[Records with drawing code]
## START

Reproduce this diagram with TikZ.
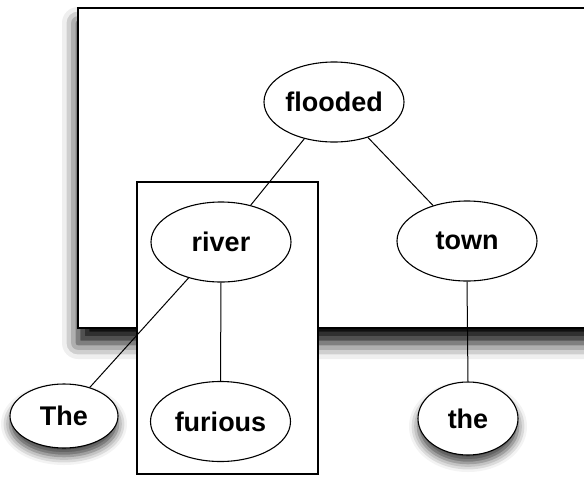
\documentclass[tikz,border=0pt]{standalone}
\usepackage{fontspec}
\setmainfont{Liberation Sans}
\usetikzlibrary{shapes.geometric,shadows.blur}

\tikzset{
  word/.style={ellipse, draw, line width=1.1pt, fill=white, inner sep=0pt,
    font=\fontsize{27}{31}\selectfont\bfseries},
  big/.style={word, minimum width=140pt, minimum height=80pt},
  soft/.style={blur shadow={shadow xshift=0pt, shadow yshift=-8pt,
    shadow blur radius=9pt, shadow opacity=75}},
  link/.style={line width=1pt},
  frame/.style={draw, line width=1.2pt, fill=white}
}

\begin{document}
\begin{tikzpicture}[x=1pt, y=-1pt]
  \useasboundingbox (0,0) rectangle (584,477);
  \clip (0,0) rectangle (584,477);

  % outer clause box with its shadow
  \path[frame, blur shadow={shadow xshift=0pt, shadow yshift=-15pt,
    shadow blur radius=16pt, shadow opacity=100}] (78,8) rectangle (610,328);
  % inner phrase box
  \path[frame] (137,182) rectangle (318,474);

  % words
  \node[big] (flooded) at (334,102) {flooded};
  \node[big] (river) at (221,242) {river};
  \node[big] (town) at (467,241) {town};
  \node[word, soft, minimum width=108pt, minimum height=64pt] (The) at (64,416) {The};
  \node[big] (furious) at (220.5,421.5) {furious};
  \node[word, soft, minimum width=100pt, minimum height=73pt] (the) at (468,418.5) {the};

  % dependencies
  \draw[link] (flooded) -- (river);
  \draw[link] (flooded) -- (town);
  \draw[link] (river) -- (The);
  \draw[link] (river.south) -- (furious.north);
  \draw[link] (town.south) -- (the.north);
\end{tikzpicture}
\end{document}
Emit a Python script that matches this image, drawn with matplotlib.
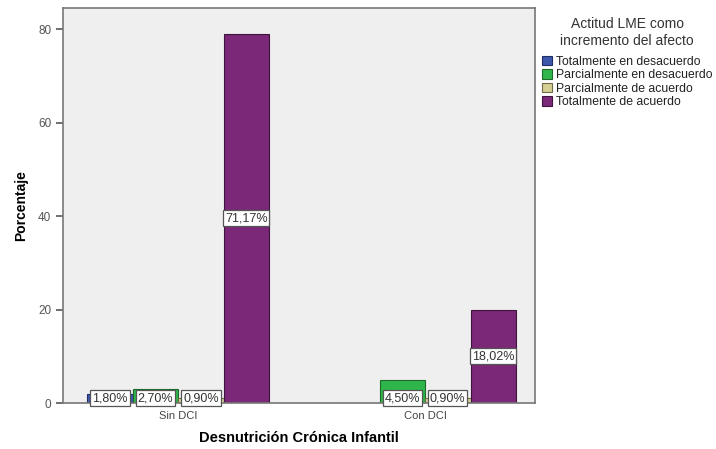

## END

What the task requires:
Can the entries above be repeated exactly, without their pictures?

Written answer:
Reproduce this diagram with TikZ.
\documentclass[tikz,border=0pt]{standalone}
\usepackage{fontspec}
\setmainfont{Liberation Sans}
\usetikzlibrary{shapes.geometric,shadows.blur}

\tikzset{
  word/.style={ellipse, draw, line width=1.1pt, fill=white, inner sep=0pt,
    font=\fontsize{27}{31}\selectfont\bfseries},
  big/.style={word, minimum width=140pt, minimum height=80pt},
  soft/.style={blur shadow={shadow xshift=0pt, shadow yshift=-8pt,
    shadow blur radius=9pt, shadow opacity=75}},
  link/.style={line width=1pt},
  frame/.style={draw, line width=1.2pt, fill=white}
}

\begin{document}
\begin{tikzpicture}[x=1pt, y=-1pt]
  \useasboundingbox (0,0) rectangle (584,477);
  \clip (0,0) rectangle (584,477);

  % outer clause box with its shadow
  \path[frame, blur shadow={shadow xshift=0pt, shadow yshift=-15pt,
    shadow blur radius=16pt, shadow opacity=100}] (78,8) rectangle (610,328);
  % inner phrase box
  \path[frame] (137,182) rectangle (318,474);

  % words
  \node[big] (flooded) at (334,102) {flooded};
  \node[big] (river) at (221,242) {river};
  \node[big] (town) at (467,241) {town};
  \node[word, soft, minimum width=108pt, minimum height=64pt] (The) at (64,416) {The};
  \node[big] (furious) at (220.5,421.5) {furious};
  \node[word, soft, minimum width=100pt, minimum height=73pt] (the) at (468,418.5) {the};

  % dependencies
  \draw[link] (flooded) -- (river);
  \draw[link] (flooded) -- (town);
  \draw[link] (river) -- (The);
  \draw[link] (river.south) -- (furious.north);
  \draw[link] (town.south) -- (the.north);
\end{tikzpicture}
\end{document}
Emit a Python script that matches this image, drawn with matplotlib.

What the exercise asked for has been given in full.